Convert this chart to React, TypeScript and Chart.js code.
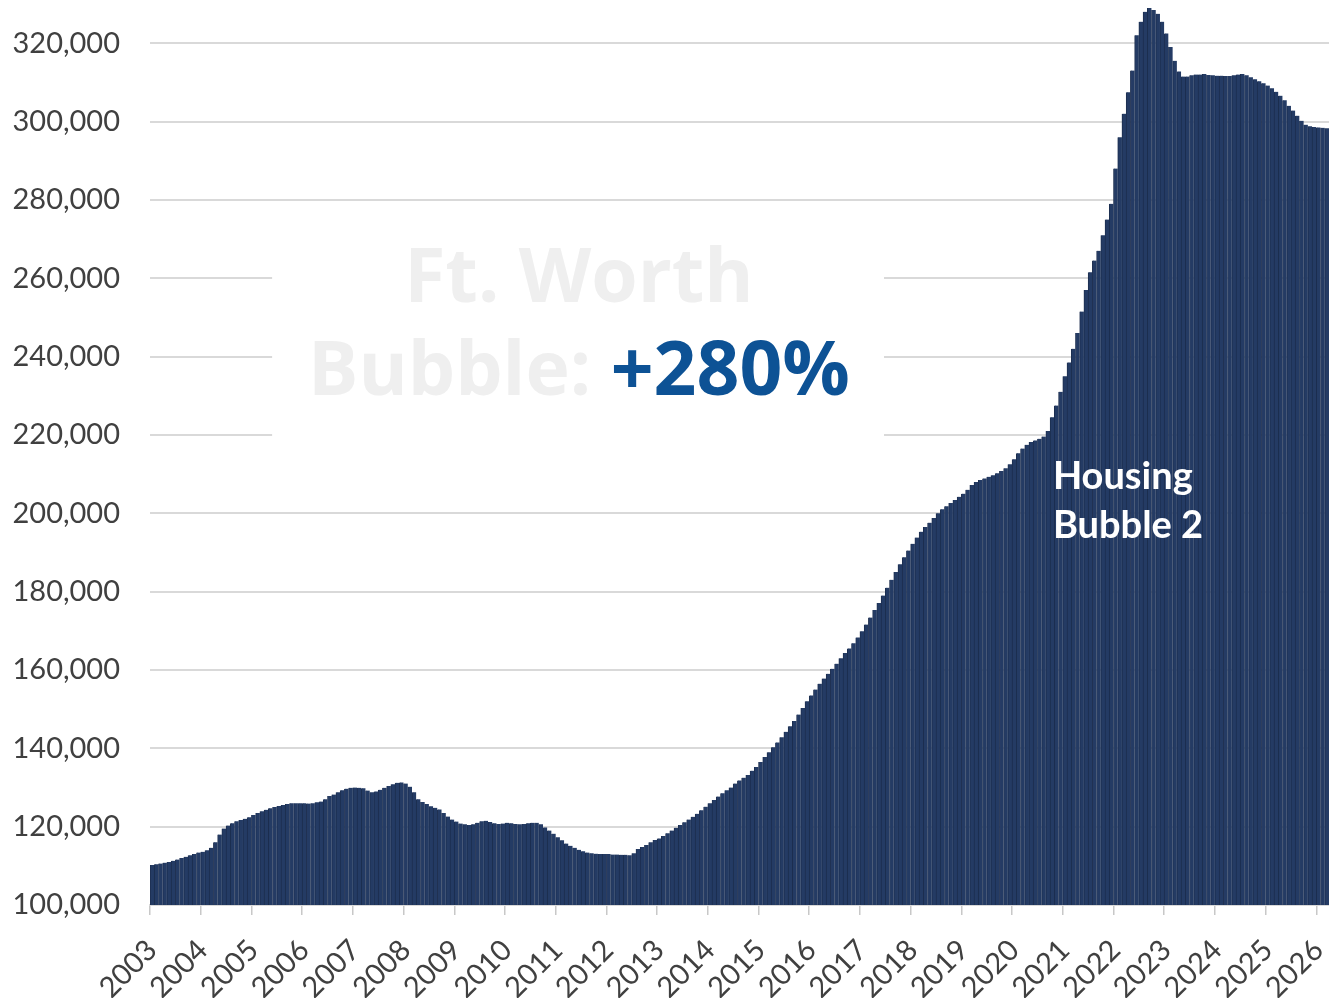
import React, { useEffect, useRef } from "react";
import { Chart, registerables } from "chart.js";

Chart.register(...registerables);

const startYear = 2003;
const yearLabels = [
  "2003", "2004", "2005", "2006", "2007", "2008", "2009", "2010", "2011", "2012", "2013", "2014",
  "2015", "2016", "2017", "2018", "2019", "2020", "2021", "2022", "2023", "2024", "2025", "2026",
];
const yTickValues = [
  100000, 120000, 140000, 160000, 180000, 200000, 220000, 240000, 260000, 280000, 300000, 320000,
];

// Monthly median home value, Jan 2003 – Mar 2026
const homeValues = [
  110200, 110400, 110600, 110800, 111000, 111300, 111600, 112000, 112300, 112700, 113000, 113400, // 2003
  113600, 114000, 114600, 116000, 118000, 119500, 120300, 120900, 121400, 121700, 122000, 122400, // 2004
  123000, 123500, 123900, 124300, 124700, 125000, 125300, 125500, 125800, 126000, 126000, 126000, // 2005
  126000, 125900, 126000, 126200, 126400, 127000, 127800, 128200, 128800, 129300, 129700, 129900, // 2006
  130000, 129900, 129800, 129200, 128800, 129000, 129400, 129900, 130400, 130800, 131200, 131300, // 2007
  131000, 130200, 128800, 127000, 126300, 125800, 125200, 124800, 124400, 123500, 122600, 121800, // 2008
  121300, 120800, 120600, 120400, 120600, 121000, 121400, 121500, 121200, 120900, 120700, 120800, // 2009
  121000, 120900, 120700, 120600, 120700, 120900, 121000, 121000, 120600, 119800, 119000, 118200, // 2010
  117300, 116500, 115700, 115100, 114600, 114100, 113700, 113400, 113200, 113100, 113000, 113000, // 2011
  113000, 112900, 112900, 112800, 112800, 112700, 113200, 114300, 114800, 115300, 116000, 116600, // 2012
  117000, 117600, 118300, 119000, 119700, 120400, 121100, 121800, 122500, 123300, 124200, 125100, // 2013
  126000, 126800, 127700, 128500, 129300, 130000, 131000, 131800, 132500, 133200, 134300, 135200, // 2014
  136500, 137800, 139000, 140300, 141500, 142800, 144200, 145600, 147000, 148600, 150300, 152000, // 2015
  153500, 155000, 156500, 157800, 159000, 160300, 161600, 163000, 164300, 165500, 166800, 168300, // 2016
  169900, 171600, 173400, 175300, 177100, 179000, 181000, 183000, 185000, 187000, 188800, 190500, // 2017
  192200, 193800, 195300, 196500, 197600, 198800, 200000, 201000, 201800, 202600, 203400, 204200, // 2018
  205000, 206000, 207200, 208000, 208500, 208900, 209300, 209700, 210200, 210800, 211500, 212500, // 2019
  213800, 215300, 216500, 217500, 218200, 218600, 219000, 219600, 221000, 224500, 227500, 231000, // 2020
  235000, 238500, 242000, 246000, 251500, 257000, 261500, 264500, 267000, 271000, 275000, 279000, // 2021
  288000, 296000, 302000, 307500, 313000, 322000, 325500, 328000, 329000, 328500, 327500, 325500, // 2022
  322500, 319000, 315500, 312800, 311500, 311500, 311800, 312000, 312000, 312100, 311900, 311800, // 2023
  311700, 311700, 311600, 311600, 311800, 312000, 312100, 311800, 311300, 310800, 310300, 309800, // 2024
  309200, 308500, 307600, 306600, 305400, 304000, 302800, 301500, 300200, 299200, 298800, 298600, // 2025
  298500, 298400, 298300, // 2026
];

const monthLabels = homeValues.map(
  (_, i) => `${startYear + Math.floor(i / 12)}-${String((i % 12) + 1).padStart(2, "0")}`
);

const titleLine1 = "Ft. Worth";
const titleLine2a = "Bubble: ";
const titleLine2b = "+280%";
const noteLines = ["Housing", "Bubble 2"];

const AXIS_FONT = "Lato, 'Open Sans', sans-serif";
const overlayPlugin = {
  id: "overlayText",
  afterDraw(chart: any) {
    const { ctx } = chart;
    const xs = chart.scales.x;
    const ys = chart.scales.y;
    ctx.save();
    // white box
    const bx0 = xs.getPixelForValue(28.4);
    const bx1 = xs.getPixelForValue(173.2);
    const by0 = ys.getPixelForValue(276000);
    const by1 = ys.getPixelForValue(219200);
    ctx.fillStyle = "#ffffff";
    ctx.fillRect(bx0, by0, bx1 - bx0, by1 - by0);

    // big title
    const family = "'Open Sans', sans-serif";
    ctx.font = `bold 100px ${family}`;
    const full = ctx.measureText(titleLine2a + titleLine2b).width;
    const size = (100 * 542) / full;
    ctx.font = `bold ${size}px ${family}`;
    ctx.textBaseline = "alphabetic";
    const cx = xs.getPixelForValue(101);
    ctx.fillStyle = "#efefef";
    ctx.textAlign = "center";
    ctx.fillText(titleLine1, cx, ys.getPixelForValue(253900));
    const wa = ctx.measureText(titleLine2a).width;
    const wb = ctx.measureText(titleLine2b).width;
    const startX = cx - (wa + wb) / 2;
    const y2 = ys.getPixelForValue(230200);
    ctx.textAlign = "left";
    ctx.fillText(titleLine2a, startX, y2);
    ctx.fillStyle = "#0d5295";
    ctx.fillText(titleLine2b, startX + wa, y2);

    // note inside area
    ctx.font = `bold 38px Lato, sans-serif`;
    ctx.fillStyle = "#ffffff";
    const nx = xs.getPixelForValue(213.4) - 1;
    ctx.fillText(noteLines[0], nx, ys.getPixelForValue(206200));
    ctx.fillText(noteLines[1], nx, ys.getPixelForValue(193700));
    ctx.restore();
  },
};

export default function App() {
  const ref = useRef<HTMLCanvasElement | null>(null);
  useEffect(() => {
    document.body.style.margin = "0";
    const canvas = ref.current!;
    const chart = new Chart(canvas, {
      type: "bar",
      data: {
        labels: monthLabels,
        datasets: [
          {
            data: homeValues,
            backgroundColor: "#243b64",
            borderColor: "#1c2e4f",
            borderWidth: { left: 1, top: 0, right: 0, bottom: 0 },
            borderSkipped: false,
            barPercentage: 1,
            categoryPercentage: 1,
          },
        ],
      },
      options: {
        animation: false,
        responsive: false,
        maintainAspectRatio: false,
        layout: { padding: { top: 4, left: 0, right: 0, bottom: 0 } },
        plugins: { legend: { display: false }, tooltip: { enabled: false }, title: { display: false } },
        scales: {
          x: {
            type: "category",
            grid: {
              drawOnChartArea: false,
              drawTicks: true,
              tickLength: 10,
              lineWidth: 1.5,
              color: (c: any) => (c.index % 12 === 0 ? "#c8c8c8" : "rgba(0,0,0,0)"),
            },
            border: { display: true, color: "#d9d9d9", width: 2 },
            ticks: {
              autoSkip: false,
              minRotation: 45,
              maxRotation: 45,
              padding: 18,
              color: "#404040",
              font: { family: AXIS_FONT, size: 29 },
              callback: (_v: any, i: number) => (i % 12 === 0 ? yearLabels[i / 12] : ""),
            },
            afterFit: (s: any) => {
              s.height = 93;
              s.paddingLeft = 0;
              s.paddingRight = 0;
            },
          },
          y: {
            min: 100000,
            max: 330000,
            grid: { color: "#d9d9d9", lineWidth: 2, drawTicks: false },
            border: { display: false },
            ticks: {
              padding: 30,
              color: "#404040",
              font: { family: AXIS_FONT, size: 29 },
              callback: (v: any) => Number(v).toLocaleString("en-US"),
            },
            afterBuildTicks: (s: any) => {
              s.ticks = yTickValues.map((v) => ({ value: v }));
            },
            afterFit: (s: any) => {
              s.width = 150;
              s.paddingTop = 0;
              s.paddingBottom = 0;
            },
          },
        },
      },
      plugins: [overlayPlugin],
    });
    return () => chart.destroy();
  }, []);
  return (
    <div style={{ width: 1329, height: 998, position: "relative" }}>
      <canvas ref={ref} width={1329} height={998} style={{ display: "block" }} />
    </div>
  );
}
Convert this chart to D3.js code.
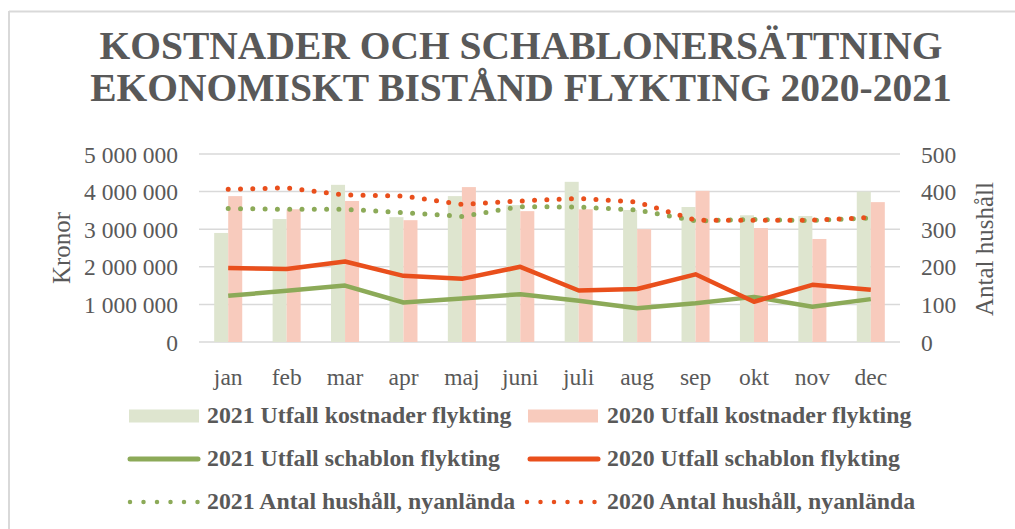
<!DOCTYPE html>
<html><head><meta charset="utf-8">
<script src="https://cdn.jsdelivr.net/npm/d3@7/dist/d3.min.js"></script>
<style>
html,body{margin:0;padding:0;background:#fff;}
svg{display:block;font-family:"Liberation Serif","Times New Roman",serif;}
</style></head><body>
<svg id="c" width="1015" height="529"></svg>
<script>
const months = ["jan","feb","mar","apr","maj","juni","juli","aug","sep","okt","nov","dec"];
const cost2021 = [2900000,3270000,4180000,3320000,3880000,3640000,4260000,3510000,3590000,3370000,3350000,4000000];
const cost2020 = [3880000,3530000,3750000,3240000,4120000,3480000,3530000,3000000,4020000,3030000,2740000,3720000];
const schablon2021 = [1230000,1360000,1500000,1050000,1160000,1270000,1100000,900000,1030000,1200000,940000,1140000];
const schablon2020 = [1970000,1940000,2140000,1760000,1680000,2000000,1370000,1410000,1800000,1070000,1520000,1390000];
const hushall2021 = [355,353,353,344,334,360,359,351,322,326,323,330];
const hushall2020 = [406,410,391,388,366,375,382,372,324,324,324,331];
const leftTicks = [0,1000000,2000000,3000000,4000000,5000000];
const rightTicks = [0,100,200,300,400,500];
const titleLines = ["KOSTNADER OCH SCHABLONERSÄTTNING","EKONOMISKT BISTÅND FLYKTING 2020-2021"];

const C = {
  bar21:"#dee5cf", bar20:"#f8cbbd", line21:"#8caa58", line20:"#e94f1c",
  text:"#595959", grid:"#d9d9d9"
};

const svg = d3.select("#c");
// outer border (top/left only visible)
svg.append("line").attr("x1",9).attr("x2",1015).attr("y1",11.5).attr("y2",11.5).attr("stroke","#d9d9d9").attr("stroke-width",2);
svg.append("line").attr("x1",9).attr("x2",9).attr("y1",11).attr("y2",529).attr("stroke","#d9d9d9").attr("stroke-width",2);

// title
svg.append("g").selectAll("text").data(titleLines).join("text")
  .attr("x",521).attr("y",(d,i)=>58.5+i*42.5)
  .attr("text-anchor","middle").attr("font-weight","bold").attr("font-size",39.5)
  .attr("fill",C.text).text(d=>d);

const x = d3.scaleBand().domain(months).range([199,900]);
const yL = d3.scaleLinear().domain([0,5000000]).range([342,154]);
const yR = d3.scaleLinear().domain([0,500]).range([342,154]);

// grid
svg.append("g").selectAll("line").data(leftTicks).join("line")
  .attr("x1",199).attr("x2",900).attr("y1",d=>yL(d)).attr("y2",d=>yL(d))
  .attr("stroke",C.grid).attr("stroke-width",1.5);

// left axis
const fmt = v => d3.format(",")(v).replace(/,/g," ");
const axL = d3.axisLeft(yL).tickValues(leftTicks).tickFormat(fmt).tickSize(0).tickPadding(0);
const gL = svg.append("g").attr("transform","translate(178,0)").call(axL);
gL.select(".domain").remove();
gL.selectAll("text").attr("font-size",23.5).attr("fill",C.text).attr("font-family","Liberation Serif").attr("dy","0.34em");

const axR = d3.axisRight(yR).tickValues(rightTicks).tickSize(0).tickPadding(0);
const gR = svg.append("g").attr("transform","translate(921,0)").call(axR);
gR.select(".domain").remove();
gR.selectAll("text").attr("font-size",23.5).attr("fill",C.text).attr("font-family","Liberation Serif").attr("dy","0.34em");

const axB = d3.axisBottom(x).tickSize(0).tickPadding(0);
const gB = svg.append("g").attr("transform","translate(0,368)").call(axB);
gB.select(".domain").remove();
gB.selectAll("text").attr("font-size",23.5).attr("fill",C.text).attr("font-family","Liberation Serif").attr("dy","0.71em");

// axis titles
svg.append("text").attr("transform","translate(70,248) rotate(-90)").attr("text-anchor","middle")
  .attr("font-size",25).attr("fill",C.text).text("Kronor");
svg.append("text").attr("transform","translate(993,249) rotate(-90)").attr("text-anchor","middle")
  .attr("font-size",25).attr("fill",C.text).text("Antal hushåll");

// bars
const bw = x.bandwidth()*0.24;
const cx = m => x(m)+x.bandwidth()/2;
svg.append("g").selectAll("rect").data(months).join("rect")
  .attr("x",m=>cx(m)-bw).attr("width",bw)
  .attr("y",(m,i)=>yL(cost2021[i])).attr("height",(m,i)=>yL(0)-yL(cost2021[i]))
  .attr("fill",C.bar21);
svg.append("g").selectAll("rect").data(months).join("rect")
  .attr("x",m=>cx(m)).attr("width",bw)
  .attr("y",(m,i)=>yL(cost2020[i])).attr("height",(m,i)=>yL(0)-yL(cost2020[i]))
  .attr("fill",C.bar20);

// lines
const lineL = d3.line().x((d,i)=>cx(months[i])).y(d=>yL(d));
const lineR = d3.line().x((d,i)=>cx(months[i])).y(d=>yR(d));
svg.append("path").attr("d",lineL(schablon2021)).attr("fill","none").attr("stroke",C.line21).attr("stroke-width",4.5).attr("stroke-linejoin","round");
svg.append("path").attr("d",lineL(schablon2020)).attr("fill","none").attr("stroke",C.line20).attr("stroke-width",4.5).attr("stroke-linejoin","round");
svg.append("path").attr("d",lineR(hushall2021)).attr("fill","none").attr("stroke",C.line21).attr("stroke-width",5)
  .attr("stroke-linecap","round").attr("stroke-dasharray","0 12.3");
svg.append("path").attr("d",lineR(hushall2020)).attr("fill","none").attr("stroke",C.line20).attr("stroke-width",5)
  .attr("stroke-linecap","round").attr("stroke-dasharray","0 12.3");

// legend
const legend = [
  {t:"2021 Utfall kostnader flykting", type:"rect", c:C.bar21, x:129, y:416},
  {t:"2020 Utfall kostnader flykting", type:"rect", c:C.bar20, x:528, y:416},
  {t:"2021 Utfall schablon flykting", type:"line", c:C.line21, x:128, y:459},
  {t:"2020 Utfall schablon flykting", type:"line", c:C.line20, x:528, y:459},
  {t:"2021 Antal hushåll, nyanlända", type:"dot", c:C.line21, x:128, y:502},
  {t:"2020 Antal hushåll, nyanlända", type:"dot", c:C.line20, x:525, y:502}
];
const lg = svg.append("g").selectAll("g").data(legend).join("g");
lg.each(function(d){
  const g = d3.select(this);
  if(d.type==="rect") g.append("rect").attr("x",d.x).attr("y",d.y-6.5).attr("width",70).attr("height",13).attr("fill",d.c);
  else if(d.type==="line") g.append("line").attr("x1",d.x+2).attr("x2",d.x+70).attr("y1",d.y).attr("y2",d.y).attr("stroke",d.c).attr("stroke-width",5).attr("stroke-linecap","round");
  else g.append("line").attr("x1",d.x+2).attr("x2",d.x+70).attr("y1",d.y).attr("y2",d.y).attr("stroke",d.c).attr("stroke-width",4.5).attr("stroke-linecap","round").attr("stroke-dasharray","0 13.5");
  g.append("text").attr("x",207 + (d.x>300?400:0)).attr("y",d.y).attr("dy","0.3em")
    .attr("font-size",23.8).attr("font-weight","bold").attr("fill",C.text).text(d.t);
});
</script>
</body></html>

- **EXERCISE BRIEF**: Look through the material and copy each line that has "code".

- **ANSWER TO THE EXERCISE**:
Convert this chart to React, TypeScript and Chart.js code.
Convert this chart to D3.js code.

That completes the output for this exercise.